Sohn: New schools plan and proposed closures are not the worst things we could see

Staff Photo by Robin Rudd/ Years of students footsteps have worn the tile on a landing between floors at Tyner Academy. Tyner Academy Principal Gerald Harris gave the Times Free Press a tour of the school's facilities on December 6, 2019.
Staff Photo by Robin Rudd/ Years of students footsteps have worn the tile on a landing between floors at Tyner Academy. Tyner Academy Principal Gerald Harris gave the Times Free Press a tour of the school's facilities on December 6, 2019.

Last summer, our community was shown a long-awaited efficiency consultant's report on Hamilton County's school buildings, and the finding was stunning: Our 74 public schools carried a $1.36 billion capital needs price tag.

Aside from the sticker shock, the report recommended closing 15 school buildings, renovating 11, adding to 10, and building three new ones from the ground up.

The resulting ground shaking didn't reverberate from the expected onslaught of bulldozers and earth movers - rather it came from community moms, dads and graduates jumping up and down in angst and protest.

Understandably - though not necessarily reasonably - the closures brought the loudest gasps.

So last week, after surveys and a series of public meetings around the county, the consultants released an updated, but still preliminary report. Suggested school closures fell from 15 to 11, and the capital needs price tag dropped from $1.36 billion to $869 million.

Here's a sampling:

* Brainerd High School students would move to a new building at the current Dalewood Middle School site to keep an existing community school in the Brainerd area. The current Brainerd High building would be replaced with a 1,300-student K-12 building to combine students from Barger Academy and the Chattanooga High Center for Creative Arts, a magnet school known as CCA.

The downside of this change to appease the community is that it does not offer a solution for two other magnet schools: the Chattanooga School for the Arts and Sciences, known as CSAS or the Chattanooga School for the Liberal Arts, known as CSLA, both of which were originally recommended to move into new or renovated spaces at Brainerd High and thus create a "magnet corridor" in the Brainerd community.

* Students from The Howard school would be rezoned to Lookout Valley Middle/High School and Lookout Valley Elementary and Lookout Mountain Elementary schools would be renovated rather than closed.

Though the Brainerd scenario may be the best example of community redesign and resident protest, there are other jarring changes in the new plan.

Truth be told, residents in all of these communities may well have been better served by taking a chill pill and letting the proposals marinate.

Suffice it to say, all of us at times let sentimentality (in this example, let's call it over-stretched community loyalty) get in the way of vision for our children's better tomorrow.

In the original plan, closing Brainerd High, Barger Academy, Clifton Hills Elementary and Dalewood Middle schools while rebuilding what school consultants called a magnet corridor across the community got lost on these neighborhoods that have already felt disenfranchised by changes since the 1960s. It seems that rather than being heartened by the idea of newer, stronger, more diverse magnet schools, the residents just heard that Brainerd High would be "closed."

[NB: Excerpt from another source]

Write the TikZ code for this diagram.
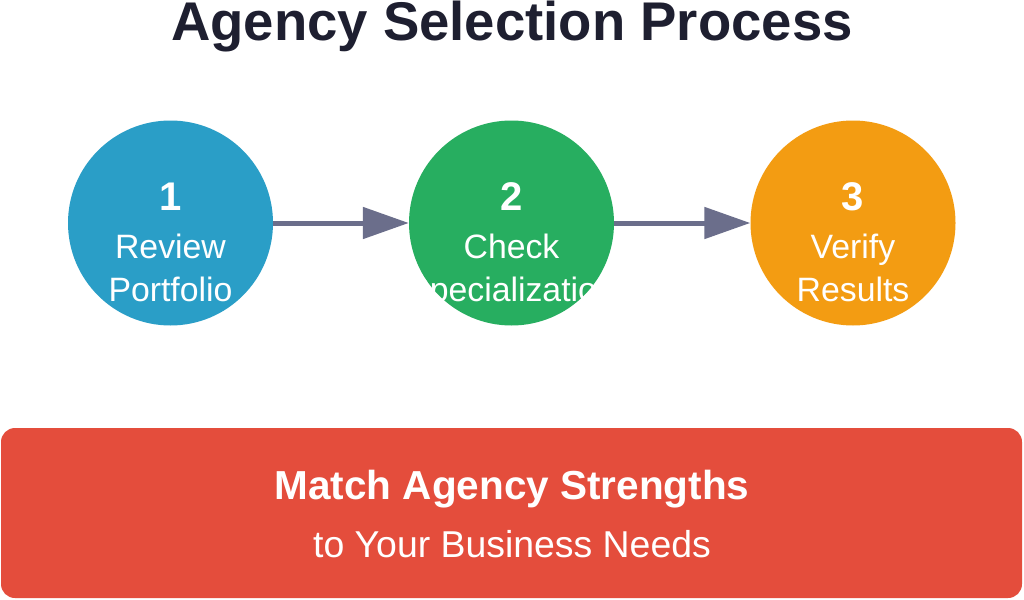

Clinging to the past doesn't prevent loss, but refusing to grow ensures it.

Having an alma mater closed doesn't strip graduates of either the knowledge gained there or their community identity. (This writer can speak from experience, with her elementary and middle schools now closed, and her high school vanished. I am not diminished, and my community is better off, with far superior schools for our kids and grandkids.)

We're all invested in our communities, and because our sense of community is built largely around schools, we often have a visceral reaction when they are closed, repurposed or torn down. But our kids don't care which street their school is on or what it is called. They care about how their teacher receives them, and how they learn and play when the school bells ring.

The second shock - the sticker shock - even though it is lessening, is harder still to wrap our heads around. Our county commissioners last June rejected a school board budget calling for a $34 million-a-year operating revenue boost (the first in 14 years) that would have required a 34-cent property tax increase. This new 10-year schools building plan - even at the currently proposed $869 million - would require an even steeper property tax increase. Finding the political will for that among Hamilton County's less-than-stalwart elected officials is a steep ask.

We're in this very uncomfortable place because we've been here before and done nothing. Several times.

But doing nothing is not an option. Just as we cannot keep cooking in the same kitchen with appliances made five, six and seven decades ago (and with only the groceries we can buy today for the same money we had 14 years ago), our school teachers can't keep using only a blackboard to educate children who must complete school prepared to code workplace robots in today's tech jobs. It's no coincidence that local employers view only about 40% of our high school graduates as jobs-ready.

If we think it's hard to keep up with our schools' capital and operational needs today, think what it take in 10 more years when those employers give up on us and move their jobs to a county more invested in its schools.